To understand Chance and the many changes that take place as a result of an event, it’s best perhaps for one not to speculate on the meaning or meanings strung together from the many strands of changes that take place in a life. There is as such no precautionary tale to be constructed from a path taken. What there are, thus plausible to speculate, are the manifestations in consequence of an event. The constructions of every act at every point in the fidelity to an event make themselves visible at first locally and then observable globally. Meanings are construed always retroactively, and usually disproportionately annexed to those who enact the acts of an event. Mallarme has already warned us when he says, Nothing Will Have Happened, but the Place. As such, the many consequences of an event are but the lot allocated by Chance for a person to see it through faithfully to the end. The courage to take one more step in the projection opened up by an event makes these manifestations possible in place. These manifestations, the realized acts constructed from changes, are what make it possible to describe a life. Not from its totality, because to do so, one would inevitably impose one’s autobiographical construct on another’s historiographical life, but through the dissemblances at each point of a life so a new opening is possible to be reconstructed. And thus a life is not fixed invariably in time, but is always congruent with time.

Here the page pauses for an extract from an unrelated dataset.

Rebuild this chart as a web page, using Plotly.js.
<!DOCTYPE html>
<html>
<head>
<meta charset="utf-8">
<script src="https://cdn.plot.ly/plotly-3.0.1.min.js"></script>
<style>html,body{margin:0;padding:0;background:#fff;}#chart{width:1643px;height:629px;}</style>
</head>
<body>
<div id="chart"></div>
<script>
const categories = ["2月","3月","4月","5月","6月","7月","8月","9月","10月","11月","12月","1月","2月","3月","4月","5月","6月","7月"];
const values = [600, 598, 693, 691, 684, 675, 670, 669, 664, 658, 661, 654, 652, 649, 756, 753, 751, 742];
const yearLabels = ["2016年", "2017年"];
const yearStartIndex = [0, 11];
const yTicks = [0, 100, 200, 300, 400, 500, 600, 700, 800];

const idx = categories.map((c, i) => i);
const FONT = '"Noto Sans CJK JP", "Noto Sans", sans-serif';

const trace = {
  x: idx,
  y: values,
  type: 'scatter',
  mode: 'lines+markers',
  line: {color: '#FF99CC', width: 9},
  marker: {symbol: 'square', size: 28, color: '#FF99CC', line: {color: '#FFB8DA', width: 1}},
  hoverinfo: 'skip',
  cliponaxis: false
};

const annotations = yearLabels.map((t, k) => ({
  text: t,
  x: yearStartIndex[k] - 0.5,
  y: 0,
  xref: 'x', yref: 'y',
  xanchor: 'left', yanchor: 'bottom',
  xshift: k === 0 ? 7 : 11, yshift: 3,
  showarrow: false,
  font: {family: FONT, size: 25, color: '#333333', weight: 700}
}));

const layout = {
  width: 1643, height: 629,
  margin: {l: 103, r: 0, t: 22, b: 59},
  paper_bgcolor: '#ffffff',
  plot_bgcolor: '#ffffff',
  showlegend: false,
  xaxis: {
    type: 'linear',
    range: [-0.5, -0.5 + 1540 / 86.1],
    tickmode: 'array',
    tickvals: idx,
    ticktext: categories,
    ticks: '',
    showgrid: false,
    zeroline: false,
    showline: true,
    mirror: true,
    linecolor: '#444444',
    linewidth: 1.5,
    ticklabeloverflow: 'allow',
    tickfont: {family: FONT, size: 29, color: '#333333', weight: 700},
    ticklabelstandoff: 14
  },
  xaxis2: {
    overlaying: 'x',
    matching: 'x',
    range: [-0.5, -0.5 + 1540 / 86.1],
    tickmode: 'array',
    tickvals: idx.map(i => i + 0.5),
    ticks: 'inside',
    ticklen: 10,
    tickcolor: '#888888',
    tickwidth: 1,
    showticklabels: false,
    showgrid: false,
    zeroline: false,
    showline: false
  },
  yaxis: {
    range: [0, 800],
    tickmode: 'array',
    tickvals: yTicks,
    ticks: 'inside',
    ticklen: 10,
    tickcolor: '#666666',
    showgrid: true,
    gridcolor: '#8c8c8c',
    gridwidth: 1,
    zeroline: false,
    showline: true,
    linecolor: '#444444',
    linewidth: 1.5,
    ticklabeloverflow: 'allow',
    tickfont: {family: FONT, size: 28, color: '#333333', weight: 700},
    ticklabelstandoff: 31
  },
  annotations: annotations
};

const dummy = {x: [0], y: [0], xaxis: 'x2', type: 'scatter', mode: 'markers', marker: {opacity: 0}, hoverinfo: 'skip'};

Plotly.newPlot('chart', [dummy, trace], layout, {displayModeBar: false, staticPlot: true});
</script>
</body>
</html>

A paradigm shift in this sense can only be understood when one takes into account the role of Chance in an event, by whose sheer force, in fidelity to the newly minted name of the event, an intra-wordly transmigration is possible to take place. Only those with courage, unfazed by the odds presented by the unknown, seized as they are by something totally out of their ken, will the first steps toward a new horizon be paved. We call this rare breed, mavericks, innovators, or game changers. Believe me, they will be just as puzzled and unaware and frustrated as any one of us as the event presents itself. But those whom we will retroactively recognize as such are the ones who take those courageous steps forced upon them.
They are the ones who unfurl the sails of time. We can admire their breakthroughs, but can’t hope to emulate their endeavors. We’re, however, awed and ultimately inspired by their courage.